---- Entries shown

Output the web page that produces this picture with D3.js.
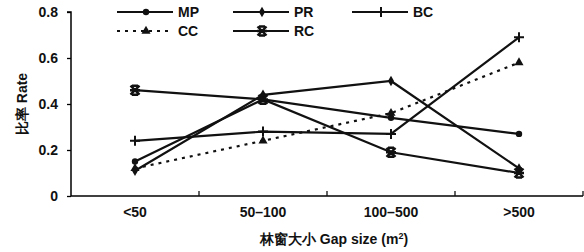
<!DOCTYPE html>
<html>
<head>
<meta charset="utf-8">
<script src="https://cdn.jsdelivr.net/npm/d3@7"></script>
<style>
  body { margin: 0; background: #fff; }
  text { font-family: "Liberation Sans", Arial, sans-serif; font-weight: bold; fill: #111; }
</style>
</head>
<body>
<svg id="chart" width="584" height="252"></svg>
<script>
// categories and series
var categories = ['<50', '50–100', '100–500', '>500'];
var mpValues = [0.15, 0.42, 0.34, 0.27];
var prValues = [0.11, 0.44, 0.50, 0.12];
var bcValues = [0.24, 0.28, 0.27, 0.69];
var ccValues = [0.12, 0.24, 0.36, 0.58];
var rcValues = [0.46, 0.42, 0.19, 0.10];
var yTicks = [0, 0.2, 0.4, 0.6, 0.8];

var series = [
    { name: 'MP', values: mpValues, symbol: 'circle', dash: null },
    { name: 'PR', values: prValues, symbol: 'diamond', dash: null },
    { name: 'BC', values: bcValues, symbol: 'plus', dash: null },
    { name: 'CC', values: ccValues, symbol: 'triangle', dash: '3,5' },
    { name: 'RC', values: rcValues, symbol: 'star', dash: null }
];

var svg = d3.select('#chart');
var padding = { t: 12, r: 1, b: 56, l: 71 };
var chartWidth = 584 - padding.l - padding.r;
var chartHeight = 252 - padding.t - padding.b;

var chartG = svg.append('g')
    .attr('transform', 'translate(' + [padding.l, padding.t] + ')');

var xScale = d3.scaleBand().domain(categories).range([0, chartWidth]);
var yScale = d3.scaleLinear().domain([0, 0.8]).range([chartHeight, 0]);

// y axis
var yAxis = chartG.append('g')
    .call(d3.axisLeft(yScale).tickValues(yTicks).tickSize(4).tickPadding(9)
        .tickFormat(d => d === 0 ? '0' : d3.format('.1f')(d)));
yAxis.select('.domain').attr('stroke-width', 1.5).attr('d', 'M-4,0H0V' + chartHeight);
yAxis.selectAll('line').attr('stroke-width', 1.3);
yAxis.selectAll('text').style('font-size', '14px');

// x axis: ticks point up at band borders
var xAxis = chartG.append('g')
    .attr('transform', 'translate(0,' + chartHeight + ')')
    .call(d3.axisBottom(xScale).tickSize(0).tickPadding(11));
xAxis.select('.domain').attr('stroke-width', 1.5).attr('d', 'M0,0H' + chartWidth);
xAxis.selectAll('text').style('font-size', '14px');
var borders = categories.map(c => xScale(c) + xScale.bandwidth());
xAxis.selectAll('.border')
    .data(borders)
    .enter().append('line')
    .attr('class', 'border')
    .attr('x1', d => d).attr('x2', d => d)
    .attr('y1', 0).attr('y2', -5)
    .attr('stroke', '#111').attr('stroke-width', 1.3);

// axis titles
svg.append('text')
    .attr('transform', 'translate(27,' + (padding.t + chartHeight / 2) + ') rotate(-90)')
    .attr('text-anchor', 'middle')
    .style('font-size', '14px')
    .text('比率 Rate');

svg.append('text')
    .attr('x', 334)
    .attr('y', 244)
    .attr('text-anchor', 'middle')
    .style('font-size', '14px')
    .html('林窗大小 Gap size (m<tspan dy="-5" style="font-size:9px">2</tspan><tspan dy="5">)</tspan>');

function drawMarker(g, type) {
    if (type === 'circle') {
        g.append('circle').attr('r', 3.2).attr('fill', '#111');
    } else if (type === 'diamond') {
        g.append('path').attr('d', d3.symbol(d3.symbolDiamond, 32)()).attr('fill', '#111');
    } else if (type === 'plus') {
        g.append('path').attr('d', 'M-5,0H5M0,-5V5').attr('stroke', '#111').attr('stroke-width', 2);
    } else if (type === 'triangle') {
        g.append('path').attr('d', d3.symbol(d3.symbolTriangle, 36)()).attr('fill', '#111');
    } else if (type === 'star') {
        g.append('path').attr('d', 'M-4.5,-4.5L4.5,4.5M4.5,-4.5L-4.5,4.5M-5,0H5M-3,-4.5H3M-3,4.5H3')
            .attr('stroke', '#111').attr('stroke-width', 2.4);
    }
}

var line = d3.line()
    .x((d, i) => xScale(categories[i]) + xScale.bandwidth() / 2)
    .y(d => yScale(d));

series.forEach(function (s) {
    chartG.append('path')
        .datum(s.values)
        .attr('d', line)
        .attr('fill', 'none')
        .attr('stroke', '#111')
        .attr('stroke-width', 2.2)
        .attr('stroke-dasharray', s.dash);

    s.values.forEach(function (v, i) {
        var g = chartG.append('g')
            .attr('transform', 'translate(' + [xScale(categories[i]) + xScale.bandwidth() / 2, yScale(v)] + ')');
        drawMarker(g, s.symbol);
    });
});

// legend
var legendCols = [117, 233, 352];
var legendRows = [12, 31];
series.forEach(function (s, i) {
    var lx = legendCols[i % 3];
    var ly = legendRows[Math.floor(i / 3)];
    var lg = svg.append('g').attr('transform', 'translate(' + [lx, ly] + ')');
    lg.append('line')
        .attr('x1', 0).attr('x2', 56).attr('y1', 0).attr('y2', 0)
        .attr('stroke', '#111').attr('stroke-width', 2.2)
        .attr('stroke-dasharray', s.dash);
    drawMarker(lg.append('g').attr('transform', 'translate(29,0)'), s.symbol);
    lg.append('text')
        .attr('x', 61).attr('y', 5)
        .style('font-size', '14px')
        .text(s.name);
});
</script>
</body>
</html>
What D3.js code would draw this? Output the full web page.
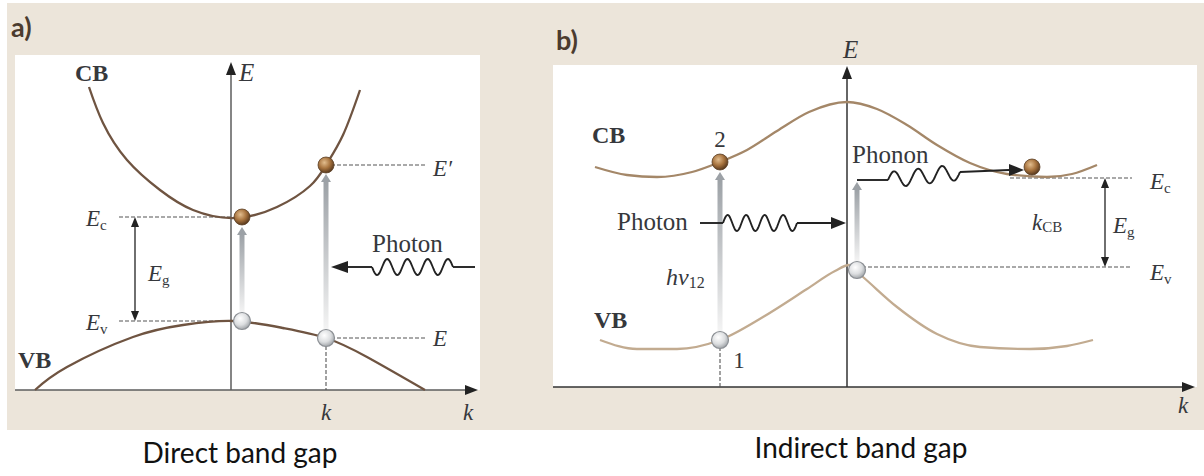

--------

### [Directions]
Output a faithful copy of the data, with each picture left out.

### [Expected answer]
Output the web page that produces this picture with D3.js.
<!DOCTYPE html>
<html>
<head>
<meta charset="utf-8">
<script src="https://cdn.jsdelivr.net/npm/d3@7"></script>
<style>
  body { margin: 0; background: #fff; }
  text { font-family: "Liberation Sans", Arial, sans-serif; font-weight: bold; fill: #111; }
</style>
</head>
<body>
<svg id="chart" width="584" height="252"></svg>
<script>
// categories and series
var categories = ['<50', '50–100', '100–500', '>500'];
var mpValues = [0.15, 0.42, 0.34, 0.27];
var prValues = [0.11, 0.44, 0.50, 0.12];
var bcValues = [0.24, 0.28, 0.27, 0.69];
var ccValues = [0.12, 0.24, 0.36, 0.58];
var rcValues = [0.46, 0.42, 0.19, 0.10];
var yTicks = [0, 0.2, 0.4, 0.6, 0.8];

var series = [
    { name: 'MP', values: mpValues, symbol: 'circle', dash: null },
    { name: 'PR', values: prValues, symbol: 'diamond', dash: null },
    { name: 'BC', values: bcValues, symbol: 'plus', dash: null },
    { name: 'CC', values: ccValues, symbol: 'triangle', dash: '3,5' },
    { name: 'RC', values: rcValues, symbol: 'star', dash: null }
];

var svg = d3.select('#chart');
var padding = { t: 12, r: 1, b: 56, l: 71 };
var chartWidth = 584 - padding.l - padding.r;
var chartHeight = 252 - padding.t - padding.b;

var chartG = svg.append('g')
    .attr('transform', 'translate(' + [padding.l, padding.t] + ')');

var xScale = d3.scaleBand().domain(categories).range([0, chartWidth]);
var yScale = d3.scaleLinear().domain([0, 0.8]).range([chartHeight, 0]);

// y axis
var yAxis = chartG.append('g')
    .call(d3.axisLeft(yScale).tickValues(yTicks).tickSize(4).tickPadding(9)
        .tickFormat(d => d === 0 ? '0' : d3.format('.1f')(d)));
yAxis.select('.domain').attr('stroke-width', 1.5).attr('d', 'M-4,0H0V' + chartHeight);
yAxis.selectAll('line').attr('stroke-width', 1.3);
yAxis.selectAll('text').style('font-size', '14px');

// x axis: ticks point up at band borders
var xAxis = chartG.append('g')
    .attr('transform', 'translate(0,' + chartHeight + ')')
    .call(d3.axisBottom(xScale).tickSize(0).tickPadding(11));
xAxis.select('.domain').attr('stroke-width', 1.5).attr('d', 'M0,0H' + chartWidth);
xAxis.selectAll('text').style('font-size', '14px');
var borders = categories.map(c => xScale(c) + xScale.bandwidth());
xAxis.selectAll('.border')
    .data(borders)
    .enter().append('line')
    .attr('class', 'border')
    .attr('x1', d => d).attr('x2', d => d)
    .attr('y1', 0).attr('y2', -5)
    .attr('stroke', '#111').attr('stroke-width', 1.3);

// axis titles
svg.append('text')
    .attr('transform', 'translate(27,' + (padding.t + chartHeight / 2) + ') rotate(-90)')
    .attr('text-anchor', 'middle')
    .style('font-size', '14px')
    .text('比率 Rate');

svg.append('text')
    .attr('x', 334)
    .attr('y', 244)
    .attr('text-anchor', 'middle')
    .style('font-size', '14px')
    .html('林窗大小 Gap size (m<tspan dy="-5" style="font-size:9px">2</tspan><tspan dy="5">)</tspan>');

function drawMarker(g, type) {
    if (type === 'circle') {
        g.append('circle').attr('r', 3.2).attr('fill', '#111');
    } else if (type === 'diamond') {
        g.append('path').attr('d', d3.symbol(d3.symbolDiamond, 32)()).attr('fill', '#111');
    } else if (type === 'plus') {
        g.append('path').attr('d', 'M-5,0H5M0,-5V5').attr('stroke', '#111').attr('stroke-width', 2);
    } else if (type === 'triangle') {
        g.append('path').attr('d', d3.symbol(d3.symbolTriangle, 36)()).attr('fill', '#111');
    } else if (type === 'star') {
        g.append('path').attr('d', 'M-4.5,-4.5L4.5,4.5M4.5,-4.5L-4.5,4.5M-5,0H5M-3,-4.5H3M-3,4.5H3')
            .attr('stroke', '#111').attr('stroke-width', 2.4);
    }
}

var line = d3.line()
    .x((d, i) => xScale(categories[i]) + xScale.bandwidth() / 2)
    .y(d => yScale(d));

series.forEach(function (s) {
    chartG.append('path')
        .datum(s.values)
        .attr('d', line)
        .attr('fill', 'none')
        .attr('stroke', '#111')
        .attr('stroke-width', 2.2)
        .attr('stroke-dasharray', s.dash);

    s.values.forEach(function (v, i) {
        var g = chartG.append('g')
            .attr('transform', 'translate(' + [xScale(categories[i]) + xScale.bandwidth() / 2, yScale(v)] + ')');
        drawMarker(g, s.symbol);
    });
});

// legend
var legendCols = [117, 233, 352];
var legendRows = [12, 31];
series.forEach(function (s, i) {
    var lx = legendCols[i % 3];
    var ly = legendRows[Math.floor(i / 3)];
    var lg = svg.append('g').attr('transform', 'translate(' + [lx, ly] + ')');
    lg.append('line')
        .attr('x1', 0).attr('x2', 56).attr('y1', 0).attr('y2', 0)
        .attr('stroke', '#111').attr('stroke-width', 2.2)
        .attr('stroke-dasharray', s.dash);
    drawMarker(lg.append('g').attr('transform', 'translate(29,0)'), s.symbol);
    lg.append('text')
        .attr('x', 61).attr('y', 5)
        .style('font-size', '14px')
        .text(s.name);
});
</script>
</body>
</html>
What D3.js code would draw this? Output the full web page.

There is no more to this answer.